七支刀
Nanatsusaya-no-Tachi
Also known as: Seven-Branched Sword
Description
The Nanatsusaya-no-Tachi (Seven-Branched Sword) is the oldest National Treasure sword in Japan, enshrined at Isonokami Jingū in Nara. Dating to approximately 369 CE, it is unique among all surviving ancient swords: its blade bears three lateral branches on each side — six branch-blades plus the central blade, seven in all — making it clearly a ceremonial and diplomatic object rather than a weapon. Gold-inlaid inscriptions (61 readable characters) record its creation date and identify it as a gift from the king of Baekje (ancient Korea) to the king of Wa (Japan). The inscription's exact reading has been debated for over a century, as it bears directly on the diplomatic relationship between Baekje and Yamato Japan in the 4th century.

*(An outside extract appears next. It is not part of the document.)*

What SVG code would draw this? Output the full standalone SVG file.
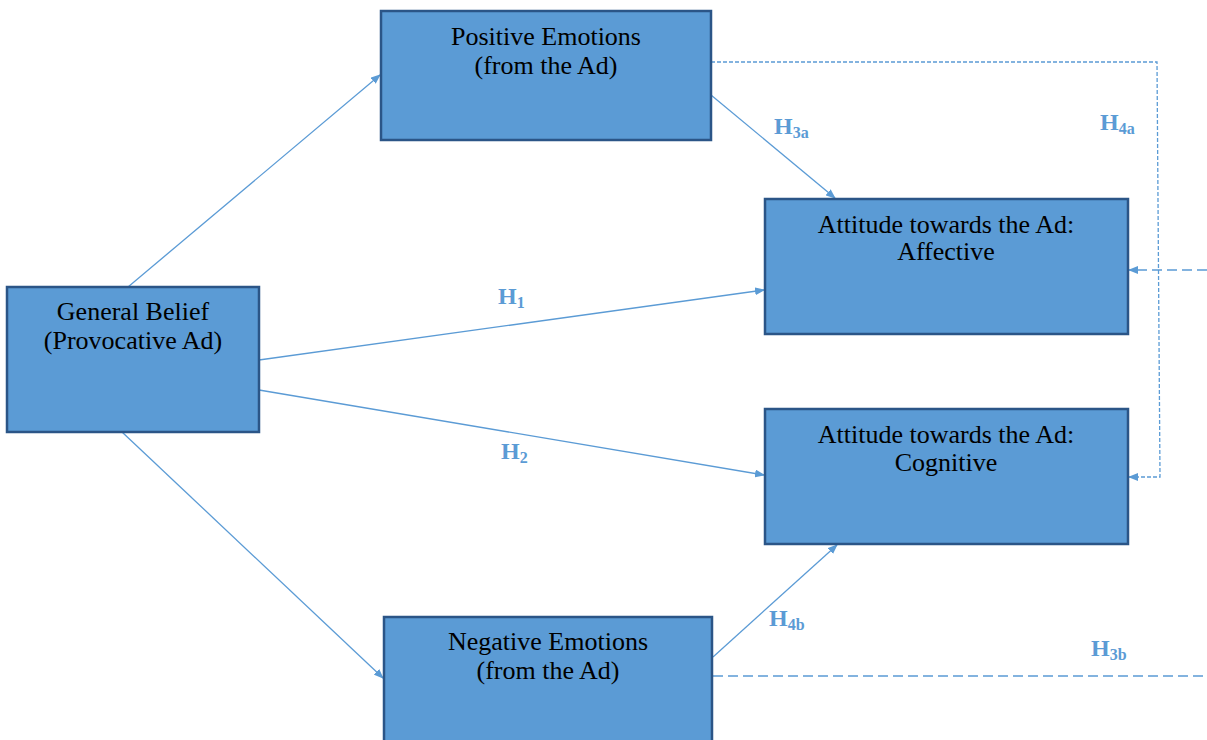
<svg xmlns="http://www.w3.org/2000/svg" width="1207" height="740" viewBox="0 0 1207 740">
<style>
.box{fill:#5b9bd5;stroke:#2b5587;stroke-width:2.5}
.t{font-family:"Liberation Serif","Times New Roman",serif;font-size:26px;fill:#000;text-anchor:middle}
.ln{stroke:#5b9bd5;stroke-width:1.3;fill:none}
.d1{stroke:#5b9bd5;stroke-width:1.3;fill:none;stroke-dasharray:4 2}
.d2{stroke:#5b9bd5;stroke-width:1.5;fill:none;stroke-dasharray:10 5}
.h{font-family:"Liberation Serif","Times New Roman",serif;font-weight:bold;font-size:24px;fill:#5b9bd5}
.h tspan{font-size:16px}
</style>
<defs>
<marker id="ar" markerWidth="10" markerHeight="8" refX="9" refY="4" orient="auto" markerUnits="userSpaceOnUse">
<path d="M0,0 L10,4 L0,8 Z" fill="#5b9bd5"/>
</marker>
</defs>
<g id="connectors">
<line class="ln" x1="128" y1="287" x2="380" y2="75" marker-end="url(#ar)"/>
<line class="ln" x1="259" y1="360" x2="764" y2="290" marker-end="url(#ar)"/>
<line class="ln" x1="259" y1="390" x2="764" y2="475" marker-end="url(#ar)"/>
<line class="ln" x1="122" y1="432" x2="383" y2="678" marker-end="url(#ar)"/>
<line class="ln" x1="711" y1="95" x2="835" y2="198" marker-end="url(#ar)"/>
<line class="ln" x1="713" y1="657" x2="837" y2="545" marker-end="url(#ar)"/>
<polyline class="d1" points="711,62 1157,62 1160,477 1129,477" marker-end="url(#ar)"/>
<line class="d2" x1="713" y1="676" x2="1207" y2="676"/>
<line class="d2" x1="1207" y1="270" x2="1129" y2="270" marker-end="url(#ar)"/>
</g>
<g id="labels">
<text class="h" x="498" y="304">H<tspan dy="4">1</tspan></text>
<text class="h" x="501" y="459">H<tspan dy="4">2</tspan></text>
<text class="h" x="774" y="134">H<tspan dy="4">3a</tspan></text>
<text class="h" x="1100" y="130">H<tspan dy="4">4a</tspan></text>
<text class="h" x="769" y="626">H<tspan dy="4">4b</tspan></text>
<text class="h" x="1091" y="656">H<tspan dy="4">3b</tspan></text>
</g>
<g id="positive">
<rect class="box" x="381" y="11" width="330" height="129"/>
<text class="t" x="546" y="45">Positive Emotions</text>
<text class="t" x="546" y="74">(from the Ad)</text>
</g>
<g id="general">
<rect class="box" x="7" y="287" width="252" height="145"/>
<text class="t" x="133" y="320">General Belief</text>
<text class="t" x="133" y="349">(Provocative Ad)</text>
</g>
<g id="affective">
<rect class="box" x="765" y="199" width="363" height="135"/>
<text class="t" x="946" y="233">Attitude towards the Ad:</text>
<text class="t" x="946" y="260">Affective</text>
</g>
<g id="cognitive">
<rect class="box" x="765" y="409" width="363" height="135"/>
<text class="t" x="946" y="443">Attitude towards the Ad:</text>
<text class="t" x="946" y="471">Cognitive</text>
</g>
<g id="negative">
<rect class="box" x="384" y="617" width="328" height="135"/>
<text class="t" x="548" y="650">Negative Emotions</text>
<text class="t" x="548" y="679">(from the Ad)</text>
</g>
</svg>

Referenced in the Nihon Shoki under the entry for Empress Jingū, the sword is one of the most important physical documents of ancient East Asian international relations. Preserved for over 1,600 years within the sacred precinct of Isonokami Jingū — one of Japan's oldest shrines, dedicated to divine swords — it was designated a National Treasure in 1953 and remains largely inaccessible even to researchers.
Legends & Stories
The Seven-Branched Sword sits at the intersection of legend, diplomacy, and archaeology. The Nihon Shoki records that in the reign of Empress Jingū (a semi-legendary consort-regent credited with conquering the 'three kingdoms' of Korea), the king of Baekje presented a seven-branched sword to the Yamato court — and the sword's gold-inlaid inscription appears to confirm a gift from Baekje to Wa around 369 CE, though whether the inscription reads as Baekje submitting to Yamato or Yamato receiving a gift from an equal ally remains fiercely debated by historians in both Japan and Korea. The sword was entrusted to Isonokami Jingū — Japan's most ancient shrine of divine swords, whose original sacred object is the Futsu-no-Mitama, the magical blade that aided Emperor Jinmu's eastern campaign in mythological times — where it was preserved as a sacred object for over sixteen centuries. The physical preservation itself is remarkable: the fall of the Mononobe clan (587 CE), who had served as the shrine's ritual custodians, could easily have led to the sword's destruction in the religious conflicts surrounding the introduction of Buddhism, yet the shrine's sacred status protected it. Designated a National Treasure in 1953, the sword is kept under strict restriction; the inscription that sparked a century of scholarly controversy — about one sword's role in mapping ancient East Asian international relations — can still be partially read in gold against the ancient iron.